Estimativas do Banco Interamericano de Desenvolvimento indicam que, nos países da América Latina e do Caribe, os projetos de infraestrutura para apoiar a transição climática envolvem investimentos anuais de cerca de 5% do PIB na região. Esses recursos, que podem representar um impulso para o fraco crescimento econômico pós-pandemia, implicarão o aumento nos gastos públicos, que serão impagáveis sem reformas profundas nos regimes fiscais e sem grandes volumes de financiamento.
A transição climática também significará o fim da produção e do consumo de combustíveis fósseis. Para vários países petrolíferos da região — como Brasil, Equador, Bolívia, México, Guiana, Trinidad e Tobago, entre outros — isso vai representar uma redução significativa na arrecadação estatal.
Gestores precisam preparar as finanças públicas para o aumento dos gastos e a redução das receitas. Será necessário preservar o equilíbrio fiscal e aproveitar melhor os novos instrumentos e iniciativas verdes, sustentáveis e com foco em gênero.
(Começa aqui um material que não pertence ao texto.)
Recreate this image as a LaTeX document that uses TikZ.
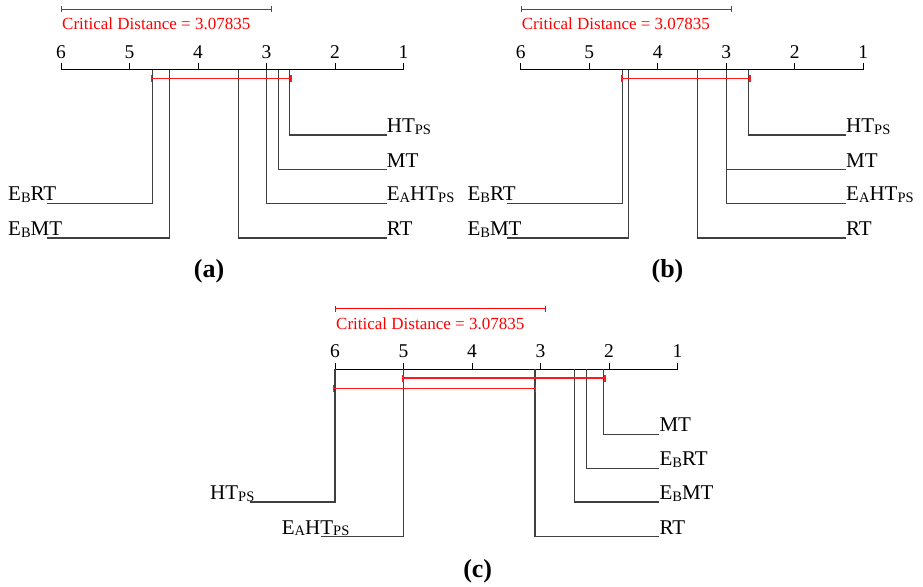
\documentclass[tikz,border=0pt]{standalone}
\usepackage{fontspec}
\setmainfont{Liberation Serif}
\usetikzlibrary{arrows.meta}

\newcommand{\lsub}[1]{\raisebox{-1.6pt}{\fontsize{14.5}{14.5}\selectfont #1}}
\newcommand{\rkunit}{68.5}

\tikzset{
  axisline/.style={line width=0.9pt},
  rankline/.style={black!75, line width=1.1pt},
  cdbar/.style={red, line width=1pt, {Bar[width=6pt]}-{Bar[width=6pt]}},
  clique/.style={red!90, line width=1.5pt, {Bar[width=7pt]}-{Bar[width=7pt]}},
  method/.style={inner sep=0pt, anchor=base west, font=\fontsize{21}{21}\selectfont},
  ticknum/.style={inner sep=0pt, anchor=base, font=\fontsize{19.5}{19.5}\selectfont},
  cdtext/.style={red, inner sep=0pt, anchor=base west, font=\fontsize{17}{17}\selectfont},
  caption/.style={inner sep=0pt, anchor=base, font=\bfseries\fontsize{26}{26}\selectfont}
}

% axis with ticks, numbers and critical distance bar; #1 = panel prefix
\newcommand{\cdaxis}[1]{
  \draw[axisline] (0,0) -- ({5*\rkunit},0);
  \foreach \k in {1,...,6}
    \draw[axisline] ({(6-\k)*\rkunit},0) -- ({(6-\k)*\rkunit},-6.5)
      node[ticknum] (#1-n\k) at ({(6-\k)*\rkunit},-11.4) {\k};
  \coordinate (#1-cd0) at (0,-60.4);
  \coordinate (#1-cd1) at ({3.07835*\rkunit},-60.4);
  \draw[cdbar] (#1-cd0) -- (#1-cd1);
  \node[cdtext] (#1-cdl) at (1,-39.7) {Critical Distance = 3.07835};
}

\begin{document}
\begin{tikzpicture}[x=1pt, y=-1pt]
\useasboundingbox (0,0) rectangle (923,586);

% (a)
\begin{scope}[shift={(61,69.7)}]
  \cdaxis{a}
  \foreach \nm/\r/\y/\lab in {RT/3.41/168.3/RT, EAHTPS/3.0/133.6/{E\lsub{A}HT\lsub{PS}},
      MT/2.83/100/MT, HTPS/2.66/65.3/{HT\lsub{PS}}} {
    \coordinate (a-\nm) at ({(6-\r)*\rkunit},0);
    \coordinate (a-\nm-e) at (325.7,\y);
    \node[method] (a-\nm-l) at ([yshift=2.5pt]a-\nm-e) {\lab};
    \draw[rankline] (a-\nm) |- (a-\nm-e);
  }
  \foreach \nm/\r/\y/\lab in {EBRT/4.665/133.6/{E\lsub{B}RT}, EBMT/4.41/168.3/{E\lsub{B}MT}} {
    \coordinate (a-\nm) at ({(6-\r)*\rkunit},0);
    \coordinate (a-\nm-e) at (-13.7,\y);
    \node[method] (a-\nm-l) at ([yshift=2.5pt]-53,\y) {\lab};
    \draw[rankline] (a-\nm) |- (a-\nm-e);
  }
  \draw[clique] ({(6-4.69)*\rkunit},9) -- ({(6-2.63)*\rkunit},9);
\end{scope}
\node[caption] (capa) at (209,277) {(a)};

% (b)
\begin{scope}[shift={(520.7,69.7)}]
  \cdaxis{b}
  \foreach \nm/\r/\y/\lab in {RT/3.425/168.3/RT, EAHTPS/3.0/133.6/{E\lsub{A}HT\lsub{PS}},
      MT/3.0/100/MT, HTPS/2.67/65.3/{HT\lsub{PS}}} {
    \coordinate (b-\nm) at ({(6-\r)*\rkunit},0);
    \coordinate (b-\nm-e) at (325.3,\y);
    \node[method] (b-\nm-l) at ([yshift=2.5pt]b-\nm-e) {\lab};
    \draw[rankline] (b-\nm) |- (b-\nm-e);
  }
  \foreach \nm/\r/\y/\lab in {EBRT/4.51/133.6/{E\lsub{B}RT}, EBMT/4.42/168.3/{E\lsub{B}MT}} {
    \coordinate (b-\nm) at ({(6-\r)*\rkunit},0);
    \coordinate (b-\nm-e) at (-14,\y);
    \node[method] (b-\nm-l) at ([yshift=2.5pt]-53.4,\y) {\lab};
    \draw[rankline] (b-\nm) |- (b-\nm-e);
  }
  \draw[clique] ({(6-4.53)*\rkunit},9) -- ({(6-2.64)*\rkunit},9);
\end{scope}
\node[caption] (capb) at (667.5,277) {(b)};

% (c)
\begin{scope}[shift={(335,369.3)}]
  \cdaxis{c}
  \foreach \nm/\r/\y/\lab in {RT/3.08/167.4/RT, EBMT/2.5/132.7/{E\lsub{B}MT},
      EBRT/2.325/99/{E\lsub{B}RT}, MT/2.075/65/MT} {
    \coordinate (c-\nm) at ({(6-\r)*\rkunit},0);
    \coordinate (c-\nm-e) at (324.3,\y);
    \node[method] (c-\nm-l) at ([yshift=2.5pt]c-\nm-e) {\lab};
    \draw[rankline] (c-\nm) |- (c-\nm-e);
  }
  \foreach \nm/\r/\y/\ex/\lx/\lab in {HTPS/6.0/132.7/-85/-125/{HT\lsub{PS}},
      EAHTPS/5.0/167.4/-14/-53.3/{E\lsub{A}HT\lsub{PS}}} {
    \coordinate (c-\nm) at ({(6-\r)*\rkunit},0);
    \coordinate (c-\nm-e) at (\ex,\y);
    \node[method] (c-\nm-l) at ([yshift=2.5pt]\lx,\y) {\lab};
    \draw[rankline] (c-\nm) |- (c-\nm-e);
  }
  \draw[clique] ({(6-5.02)*\rkunit},8.7) -- ({(6-2.05)*\rkunit},8.7);
  \draw[clique] ({(6-6.03)*\rkunit},19) -- ({(6-3.06)*\rkunit},19);
\end{scope}
\node[caption] (capc) at (477.7,577) {(c)};

\end{tikzpicture}
\end{document}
Nesse cenário, a implementação de novas políticas fiscais e a gestão da dívida pública aparecem como um pré-requisito para o sucesso de uma economia neutra em carbono e resiliente ao clima. A boa gestão dos riscos dessa transição climática parece ser uma condição necessária para alcançar as metas estabelecidas pelo Acordo de Paris e para transformar os atuais padrões de produção e consumo — motores da crise climática.
É pouco provável que esses desafios sejam superados sem mudanças significativas nas políticas fiscais e sem que os objetivos de desenvolvimento sustentável ocupem um lugar central na gestão da dívida pública. Um exemplo disso poderia ser a taxação de bens e serviços com alta pegada de carbono. O valor arrecadado com esses tributos poderia contribuir para a transição climática e a geração de recursos adicionais para melhorar a distribuição de renda e o apoio a grupos sociais vulneráveis.
Avançar nessa direção exige uma mudança de paradigma: o equilíbrio entre o controle da dívida pública, a preservação da estabilidade macroeconômica e a sustentabilidade socioambiental. Caso contrário, as pressões fiscais e o endividamento crescente limitarão a capacidade dos governos de apoiar a transição climática, e os países da região não conseguirão aproveitar as oportunidades para reconstruir suas economias de forma socialmente inclusiva e ambientalmente sustentável.
Este artigo é baseado nas conclusões da pesquisa “Promovendo uma recuperação da pandemia: evidências para apoiar a gestão da crescente crise de dívida”, realizada pela Rede Sul-Americana de Economia Aplicada (Red Sur) com apoio do Centro Internacional de Pesquisa para o Desenvolvimento (IDRC-Canadá).